Утром открыли двери дома Озолина. Народ потек рекой.
Потом дубовый гроб перенесли в товарный вагон, украшенный еловыми ветками.
8 ноября в 1 час 15 минут вагон с телом Толстого и второй вагон с двадцатью пятью газетными корреспондентами прицепили к экстренному поезду.
В Москве запрещено было вывешивать траур, приказано было следить за цветочными магазинами, проверять, какие ленты они готовят для венков. Установлено наблюдение за вокзалами. Из Москвы запрещено отправлять экстренные поезда. Тясячи желающих остались на вокзалах. И все же в Ясную Поляну попало не меньше пяти тысяч человек – студенты, крестьяне, интеллигенты.
Из Парижа в Ясную Поляну прямо на похороны вернулся Лев Львович.
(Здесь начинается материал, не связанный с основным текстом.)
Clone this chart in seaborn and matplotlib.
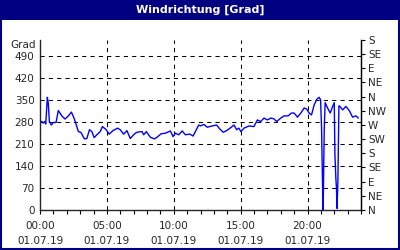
import matplotlib
matplotlib.use("Agg")
import matplotlib.pyplot as plt
from matplotlib.patches import Rectangle
from matplotlib.ticker import MultipleLocator
import seaborn as sns
import pandas as pd

hours = [0.0, 0.13, 0.25, 0.35, 0.43, 0.55, 0.62, 0.70, 0.85, 1.0, 1.2, 1.37, 1.63, 1.87,
         2.12, 2.35, 2.57, 2.75, 2.87, 3.05, 3.32, 3.5, 3.7, 3.88, 4.05, 4.25, 4.5, 4.67,
         4.95, 5.17, 5.45, 5.8, 6.0, 6.25, 6.5, 6.75, 7.0, 7.2, 7.37, 7.63, 7.75, 7.95,
         8.25, 8.55, 8.75, 9.05, 9.37, 9.75, 9.95, 10.12, 10.37, 10.63, 10.87, 11.2,
         11.45, 11.65, 11.87, 12.0, 12.25, 12.5, 12.88, 13.2, 13.45, 13.7, 13.95, 14.3,
         14.5, 14.7, 14.87, 15.02, 15.25, 15.62, 16.0, 16.25, 16.5, 16.75, 17.0, 17.25,
         17.47, 17.7, 18.0, 18.25, 18.55, 18.8, 19.0, 19.25, 19.5, 19.75, 19.95, 20.12,
         20.3, 20.5, 20.7, 20.87, 20.98, 21.05, 21.12, 21.17, 21.25, 21.32, 21.5, 21.7,
         21.88, 22.0, 22.05, 22.12, 22.17, 22.21, 22.27, 22.35, 22.42, 22.63, 22.87,
         23.12, 23.37, 23.62, 23.8]
grad = [281, 281, 276, 281, 273, 358, 339, 281, 270, 278, 278, 316, 299, 289,
        299, 311, 289, 265, 249, 247, 226, 227, 255, 249, 230, 239, 249, 265,
        255, 241, 252, 260, 255, 241, 252, 227, 239, 246, 248, 249, 239, 249,
        231, 226, 231, 242, 244, 251, 233, 244, 239, 251, 239, 241,
        235, 252, 270, 267, 272, 263, 267, 270, 257, 247, 252, 263,
        270, 255, 260, 249, 260, 267, 265, 286, 281, 292, 286, 292,
        290, 281, 292, 299, 299, 308, 308, 295, 308, 324, 320, 308,
        302, 334, 352, 358, 350, 262, 90, 0, 255, 341, 324, 308,
        329, 341, 175, 101, 66, 5, 87, 331, 329, 318, 329,
        316, 295, 299, 292]

left_ticks = [0, 70, 140, 210, 280, 350, 420, 490]
right_ticks = [0, 45, 90, 135, 180, 225, 270, 315, 360, 405, 450, 495, 540]
right_labels = ["N", "NE", "E", "SE", "S", "SW", "W", "NW", "N", "NE", "E", "SE", "S"]
x_major = [0, 5, 10, 15, 20]
x_labels = ["00:00\n01.07.19", "05:00\n01.07.19", "10:00\n01.07.19",
            "15:00\n01.07.19", "20:00\n01.07.19"]

sns.set_style("white")
plt.rcParams['font.family'] = ['DejaVu Sans']

navy = "#000080"
fig = plt.figure(figsize=(4, 2.5), dpi=100)
fig.patch.set_facecolor("white")

ax = fig.add_axes([40/400, 1-210/250, 321/400, 170/250])
df = pd.DataFrame({"h": hours, "v": grad})
sns.lineplot(data=df, x="h", y="v", ax=ax, color="#0000ff", linewidth=1.0,
             estimator=None, sort=False)
ax.set_xlim(0, 24)
ax.set_ylim(0, 540)
ax.set_xlabel("")
ax.set_ylabel("")
ax.set_yticks(left_ticks)
ax.set_yticklabels([str(t) for t in left_ticks], fontsize=7.5)
ax.set_xticks(x_major)
ax.set_xticklabels(x_labels, fontsize=7.5, linespacing=1.65)
ax.xaxis.set_minor_locator(MultipleLocator(1))
ax.tick_params(axis="x", which="both", direction="out", length=3, width=0.8,
               color="black", pad=5, bottom=True)
ax.tick_params(axis="y", which="both", length=0, pad=4)
ax.grid(True, color="black", linestyle=(0, (4, 4)), linewidth=0.75)
for s in ["left", "bottom", "right"]:
    ax.spines[s].set_color("black")
    ax.spines[s].set_linewidth(0.9)
ax.spines["top"].set_visible(False)

ax2 = ax.twinx()
ax2.set_ylim(0, 540)
ax2.set_yticks(right_ticks)
ax2.set_yticklabels(right_labels, fontsize=7.5)
ax2.tick_params(axis="y", direction="out", length=3, width=0.8, color="black", pad=2)
ax2.spines["top"].set_visible(False)
ax2.spines["right"].set_color("black")
ax2.spines["right"].set_linewidth(0.9)
ax2.grid(False)

fig.text(36/400, 1-45/250, "Grad", ha="right", va="center", fontsize=7.5)

# title bar and border
fig.patches.append(Rectangle((0, 1-20/250), 1, 20/250, transform=fig.transFigure,
                             facecolor=navy, edgecolor="none", zorder=0))
fig.patches.append(Rectangle((0.0025, 0.004), 0.995, 0.99, transform=fig.transFigure,
                             facecolor="none", edgecolor=navy, linewidth=1.5, zorder=5))
fig.text(0.5, 1-10/250, "Windrichtung [Grad]", ha="center", va="center",
         color="white", fontsize=8, fontweight="bold")

fig.savefig("out.png", dpi=100)
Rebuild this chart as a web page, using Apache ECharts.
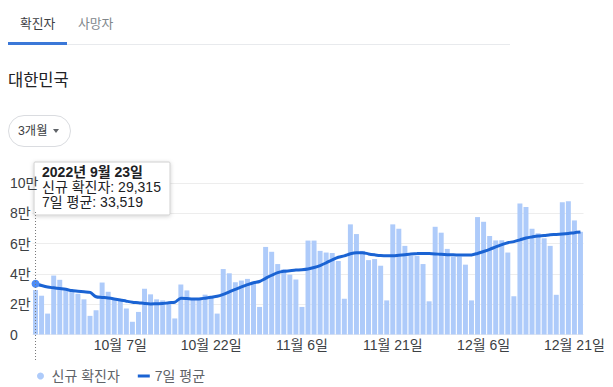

Корреспондент «Биржевых ведомостей» в № 12017 от 11 ноября 1910 года сообщает: «Темно, до рассвета еще далеко. Отовсюду черные точки. Одинокие и группами. Кто тихо, а кто с говорком ползут к засеке. Видимо-невидимо разбросано по полю этих точек!
Миновали пригорок, вызвездились на нас огоньки станции… Горят костры, много костров… У костров мужики в нагольных тулупах, студенты, курсистки. У женщин через плечо чемоданчики и сумочки с провизией…
На вокзале столпотворение вавилонское. К телеграфу приступа нет… Молодежи – яблоку упасть негде. Повсюду синие студенческие фуражки… Учащейся молодежи из Москвы приехало ровно 5 тысяч. Из них – 906 универсантов.
Дорога в Ясную Поляну – живописная. Пригорки, перелески, мостики. Общий фон светло-серый, и резко, и черно выделялась на нем толпа. В этих похоронах не было внешнего блеска. Представьте себе мужицкие похороны, увеличенные до исполинских размеров… Уж меркнет день, а вереница ждущих очереди растет, растет и конца-края нет. Народ все прибывает и прибывает добавочными поездами».
В яснополянском доме хотели поставить наряд полиции, но Сергей Львович попросил этого не делать; в доме остался только один полицейский чиновник. Речей было решено не произносить. В одну дверь входили, проходили мимо гроба, выходили в противоположную дверь в сад.
В 2 часа 30 минут сыновья и друзья подняли гроб, передали крестьянам. Крестьяне несли на березовых палках белую полосу, на которой было написано: «Лев Николаевич, память о тебе не умрет среди осиротевших крестьян Ясной Поляны».